Irene; yes, Dent is where my projection comes from, in part. And despite the doom talk from the current nasty business, I know war usually does not hurt an economy except for briefly, at the beginning.

I am most concerned with elderly folks who have been hurt bad and do not have the time to climb back from such big losses. That is the saddest.

As far as the 12 year Depression a few years ahead, I just say put the nuts away for winter. There's over 5 years to prepare.

Best of luck to you;

Kevin



To: Irene Lynn who wrote (40653)9/23/2001 9:08:58 PM
From: ChrisJP  Read Replies (1) | Respond to of 50167
 
hi Irene, a stock pal of mine on another bulletin board gave me a link to your post.

2006, 2007, 2008. I've seen all 3 years used.
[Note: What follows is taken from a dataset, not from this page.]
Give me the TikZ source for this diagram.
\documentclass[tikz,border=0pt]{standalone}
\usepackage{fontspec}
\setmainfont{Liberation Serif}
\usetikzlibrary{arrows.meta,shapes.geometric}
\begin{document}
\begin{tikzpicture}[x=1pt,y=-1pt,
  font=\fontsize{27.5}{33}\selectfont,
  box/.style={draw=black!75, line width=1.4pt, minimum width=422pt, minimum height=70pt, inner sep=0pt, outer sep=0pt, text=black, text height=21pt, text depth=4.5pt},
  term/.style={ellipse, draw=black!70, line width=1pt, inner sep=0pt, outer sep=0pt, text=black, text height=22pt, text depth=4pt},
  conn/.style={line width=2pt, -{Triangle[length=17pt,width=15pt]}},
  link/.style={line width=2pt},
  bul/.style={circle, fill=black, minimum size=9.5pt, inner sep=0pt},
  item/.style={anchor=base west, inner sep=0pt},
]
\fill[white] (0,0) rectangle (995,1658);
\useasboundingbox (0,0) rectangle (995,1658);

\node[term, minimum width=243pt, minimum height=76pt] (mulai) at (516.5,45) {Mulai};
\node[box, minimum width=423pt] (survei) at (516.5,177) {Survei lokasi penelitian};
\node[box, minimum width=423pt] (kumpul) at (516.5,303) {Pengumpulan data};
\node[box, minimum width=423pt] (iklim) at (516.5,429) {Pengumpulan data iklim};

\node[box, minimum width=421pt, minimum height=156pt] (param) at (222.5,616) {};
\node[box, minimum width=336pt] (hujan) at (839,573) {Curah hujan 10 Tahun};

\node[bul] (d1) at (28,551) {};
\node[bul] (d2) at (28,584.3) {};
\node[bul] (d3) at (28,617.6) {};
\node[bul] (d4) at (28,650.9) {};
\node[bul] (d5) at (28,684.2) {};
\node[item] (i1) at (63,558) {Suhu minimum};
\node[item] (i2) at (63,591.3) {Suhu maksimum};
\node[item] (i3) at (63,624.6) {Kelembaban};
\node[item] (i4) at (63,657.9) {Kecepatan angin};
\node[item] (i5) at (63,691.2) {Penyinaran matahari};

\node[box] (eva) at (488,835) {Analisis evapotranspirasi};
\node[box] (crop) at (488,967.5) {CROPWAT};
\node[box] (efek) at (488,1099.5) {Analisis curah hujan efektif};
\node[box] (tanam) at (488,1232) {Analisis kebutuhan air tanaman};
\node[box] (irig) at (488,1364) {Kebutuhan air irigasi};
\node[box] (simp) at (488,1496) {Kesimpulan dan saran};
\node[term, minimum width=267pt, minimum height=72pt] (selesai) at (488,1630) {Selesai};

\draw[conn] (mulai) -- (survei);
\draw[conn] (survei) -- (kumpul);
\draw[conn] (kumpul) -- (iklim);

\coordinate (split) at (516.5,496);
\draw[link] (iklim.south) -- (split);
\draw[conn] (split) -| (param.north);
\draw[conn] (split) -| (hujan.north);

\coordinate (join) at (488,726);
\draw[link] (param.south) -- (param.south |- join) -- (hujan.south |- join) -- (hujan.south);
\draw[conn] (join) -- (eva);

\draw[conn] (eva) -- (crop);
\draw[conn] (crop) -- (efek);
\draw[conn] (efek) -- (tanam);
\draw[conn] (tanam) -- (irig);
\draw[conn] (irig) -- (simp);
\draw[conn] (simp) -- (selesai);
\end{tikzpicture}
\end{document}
There are lots of articles on 60 year cycles (3 generations) that explain the mega-economic principles behind the economy from the Great Depression until now.

My theory is 2006 is when the first Baby Boomers turn 60. If you think of the stock market as simply a place that money flows into (stocks go up) and money flows out of (stocks go down), then it's understandable that when Baby Boomers start turning 60, they need to re-adjust their portfolios to preserve capital and become more income generating. This outflow activity will dominate Gen-X and Gen-Y inflows and at best cause the markets to tread water -- for 10 to 12 years -- until Gen-X plus Gen-Y desire to save for retirement causes net inflow into the markets.

Obvisously that's not the only factor influencing the markets, but don't underestimate it.